Currently playing at the Chichester Festival Theatre is Somerset Maugham’s 1921 play The Circle.  A romantic comedy of manners peppered with his trademark insights into human frailty, containing a large slice of similarities with his own life, and all alongside his customary wit.


The play is set over a long weekend at the Dorset residence of MP Arnold Champion-Cheney where his bored young wife Elizabeth has invited her husband’s estranged mother and partner to visit.  Arnold has never truly got over the fact that his mother Lady Kitty, a society beauty, left him and his father to elope with the handsome Lord Porteous 30 years ago.  To complicate matters Arnold’s father has turned up unexpectedly to stay for a few days in his cottage in the grounds of the estate, and is intent on causing mischief.  Elizabeth, however, is wrestling with her own feelings for their rather dashing young house guest Teddie.  Could history be about to be repeated by a similar scenario, bringing things full circle?

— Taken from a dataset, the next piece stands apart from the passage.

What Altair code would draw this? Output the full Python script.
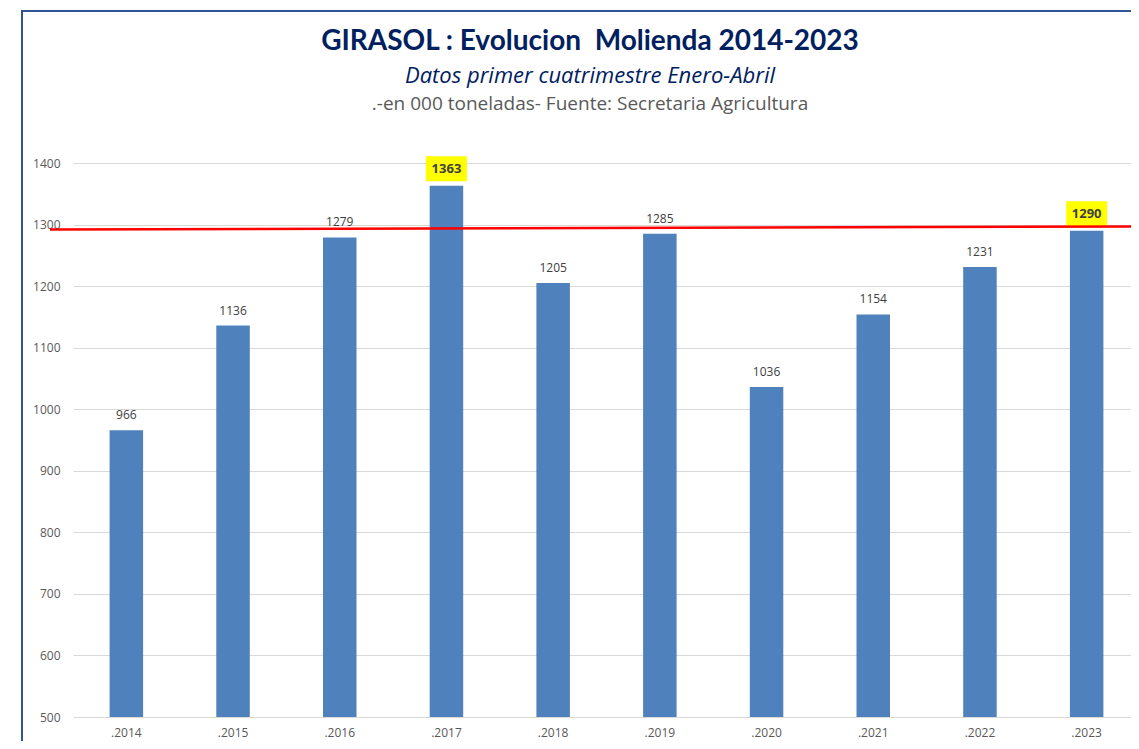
import altair as alt
import pandas as pd

# ---- data ----
years = [".2014", ".2015", ".2016", ".2017", ".2018", ".2019", ".2020", ".2021", ".2022", ".2023"]
values = [966, 1136, 1279, 1363, 1205, 1285, 1036, 1154, 1231, 1290]
highlight_years = [".2017", ".2023"]
y_ticks = [500, 600, 700, 800, 900, 1000, 1100, 1200, 1300, 1400]
red_line_values = [1292, 1297]  # left / right end of the red reference line

title_text = "GIRASOL : Evolucion\u00a0 Molienda 2014-2023"
subtitle_text = "Datos primer cuatrimestre Enero-Abril"
source_text = ".-en 000 toneladas- Fuente: Secretaria Agricultura"

df = pd.DataFrame({
    "year": years,
    "value": values,
    "hl": [y in highlight_years for y in years],
})

W, H = 1058, 554
X_SPAN = 1067  # band range runs slightly past the visible right edge, as in the original
FONT = "Open Sans"
LABEL_COLOR = "#595959"

x_enc = alt.X(
    "year:N", sort=years,
    scale=alt.Scale(range=[0, X_SPAN], paddingInner=0.686, paddingOuter=0.343),
    axis=alt.Axis(title=None, labelAngle=0, ticks=False, domain=False,
                  labelPadding=10, labelFontSize=12, labelColor=LABEL_COLOR,
                  labelFont=FONT, grid=False),
)
y_scale = alt.Scale(domain=[500, 1400], nice=False, zero=False)
y_enc = alt.Y(
    "value:Q", scale=y_scale,
    axis=alt.Axis(title=None, values=y_ticks, format="d", ticks=False, domain=False,
                  grid=True, gridColor="#d9d9d9", gridWidth=1.2,
                  labelPadding=13, labelFontSize=12, labelColor=LABEL_COLOR,
                  labelFont=FONT),
)

base = alt.Chart(df)

bars = base.mark_bar(color="#4F81BD", clip=True).encode(x=x_enc, y=y_enc)

labels = base.transform_filter("!datum.hl").mark_text(
    dy=-15, fontSize=12, color="#404040", font=FONT, baseline="middle"
).encode(x=x_enc, y=y_enc, text="value:Q")

boxes = base.transform_filter("datum.hl").mark_point(
    shape="M-1,-0.61L1,-0.61L1,0.61L-1,0.61Z", size=1681, filled=True,
    fill="#FFFF00", opacity=1, strokeWidth=0, yOffset=-17
).encode(x=x_enc, y=y_enc)

red_line = alt.Chart(alt.Data(values=[{"r": 1}])).mark_rule(color="#FF0000", strokeWidth=2.5).encode(
    x=alt.value(-23), x2=alt.value(X_SPAN),
    y=alt.datum(red_line_values[0]), y2=alt.datum(red_line_values[1]),
)

hl_labels = base.transform_filter("datum.hl").mark_text(
    dy=-17, fontSize=13, fontWeight="bold", color="#404040", font=FONT, baseline="middle"
).encode(x=x_enc, y=y_enc, text="value:Q")

frame = alt.Chart(alt.Data(values=[{"f": 1}])).mark_rect(
    fillOpacity=0, stroke="#2F5597", strokeWidth=2
).encode(x=alt.value(-51), x2=alt.value(W + 60), y=alt.value(-152), y2=alt.value(H + 80))

t1 = alt.Chart(alt.Data(values=[{"t": title_text}])).mark_text(
    fontSize=28, fontWeight="bold", color="#002060", font="Lato", baseline="middle", align="center"
).encode(x=alt.value(517), y=alt.value(-121), text="t:N")

t2 = alt.Chart(alt.Data(values=[{"t": subtitle_text}])).mark_text(
    fontSize=22, fontStyle="italic", color="#002060", font=FONT, baseline="middle", align="center"
).encode(x=alt.value(517), y=alt.value(-87), text="t:N")

t3 = alt.Chart(alt.Data(values=[{"t": source_text}])).mark_text(
    fontSize=19, color=LABEL_COLOR, font=FONT, baseline="middle", align="center"
).encode(x=alt.value(517), y=alt.value(-59), text="t:N")

chart = alt.layer(frame, bars, labels, boxes, red_line, hl_labels, t1, t2, t3).properties(
    width=W, height=H,
    autosize=alt.AutoSizeParams(type="none"),
    padding={"left": 65, "top": 155, "right": 0, "bottom": 24},
    background="white",
).configure_view(stroke=None)

chart.save("out.html", embed_options={"renderer": "svg", "actions": False})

Director Tom Littler (Artistic Director of the Orange Tree Theatre Richmond) has remained faithful to the original play for this revival.  Using a basic set and stylish gowns, this strong cast transport us back to an elegant drawing room where uncomfortable reunions and emotional struggles threaten to destroy the equilibrium.


Pete Ashmore admirably inhabits the serious character of Arnold, a budding interior designer with a penchant for classic furniture but not strong on emotions and quite unaware of his wife’s utter boredom.  Olivia Vinall plays his spirited, sentimental wife Elizabeth (Champion-Cheney), already weary of her dull life in the country, hence so easily seduced by their charismatic guest played by Daniel Burke (Edward ‘Teddie’ Luton).  Jane Asher (Lady Catherine  ‘Kitty’ Champion-Cheney) and Nicholas Le Prevost (Lord ‘Hughie’ Porteous) excel as the bickering older couple, though they do still retain a tender spark for each other at times.  Hughie is now a cantankerous old man with ill fitting teeth and Lady Kitty feels totally trapped in this relationship, as she is ostracized by society for her infidelity.  A highly confident performance from Clive Francis (Clive Champion-Cheney) formally the injured party but now thoroughly enjoying numerous liaisons with young women aged 20-25!


Beautifully paced, the whole cast give masterful performances in this winning blend of scandalous conduct and family dilemmas.  Refreshing too seeing a capacity audience for this compelling drama.  An astutely observed production that comes highly recommended and continues to tour for a further 3 weeks.